## Instruction
Report every line from the material that contains the word "matplotlib".

---- Raw data

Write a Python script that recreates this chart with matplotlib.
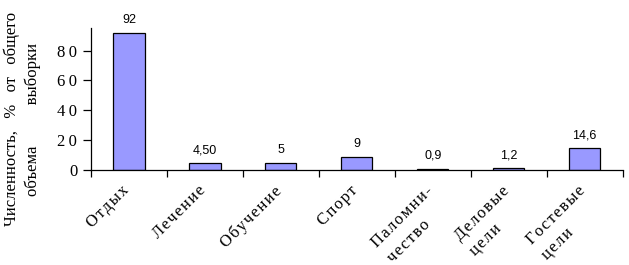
import matplotlib
matplotlib.use("Agg")
import matplotlib.pyplot as plt

categories = ["Отдых", "Лечение", "Обучение", "Спорт",
              "Паломни-\nчество", "Деловые\nцели", "Гостевые\nцели"]
values = [92, 4.5, 5, 9, 0.9, 1.2, 14.6]
value_labels = ["92", "4,50", "5", "9", "0,9", "1,2", "14,6"]
yticks = [0, 20, 40, 60, 80]

serif = ["Liberation Serif", "DejaVu Serif"]
sans = "Liberation Sans"


def spaced(s, sep="\u200a"):
    # old Excel export spreads the letters a bit
    return "\n".join(sep.join(line) for line in s.split("\n"))


fig = plt.figure(figsize=(6.29, 2.65), dpi=100)
ax = fig.add_axes([0.1447, 0.358, 0.8453, 0.536])

x = list(range(len(categories)))
bars = ax.bar(x, values, width=0.41, color="#9999ff", edgecolor="black", linewidth=0.9)

for bar, lab in zip(bars, value_labels):
    ax.annotate(lab, (bar.get_x() + bar.get_width() / 2, bar.get_height()),
                xytext=(0, 5), textcoords="offset points",
                ha="center", va="bottom", fontsize=9, family=sans)

ax.set_xlim(-0.5, len(categories) - 0.5)
ax.set_ylim(0, 95)

# ticks sit on the category boundaries, names go in between
ax.set_xticks([i - 0.5 for i in range(len(categories) + 1)])
ax.set_xticklabels([])
ax.tick_params(axis="x", length=5, direction="out", width=0.9)
for i, c in zip(x, categories):
    ax.annotate(spaced(c), (i, 0), xycoords=ax.get_xaxis_transform(),
                xytext=(-5.5, -9), textcoords="offset points",
                rotation=45, ha="right", va="top", rotation_mode="anchor",
                fontsize=12, family=serif, multialignment="left",
                linespacing=1.5, annotation_clip=False)

ax.set_yticks(yticks)
ax.set_yticklabels(["\u2009".join(str(t)) for t in yticks], fontsize=12, family=serif)
ax.tick_params(axis="y", length=6, direction="out", width=0.9, pad=4)

for s in ["top", "right"]:
    ax.spines[s].set_visible(False)
for s in ["left", "bottom"]:
    ax.spines[s].set_linewidth(0.9)

fig.text(0.035, 0.55, "Численность,   %   от   общего\nобъема          выборки",
         rotation=90, ha="center", va="center", multialignment="center",
         fontsize=12, family=serif, linespacing=1.4)

fig.savefig("out.png", dpi=100)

--------

## Complete answer
Write a Python script that recreates this chart with matplotlib.
import matplotlib
matplotlib.use("Agg")
import matplotlib.pyplot as plt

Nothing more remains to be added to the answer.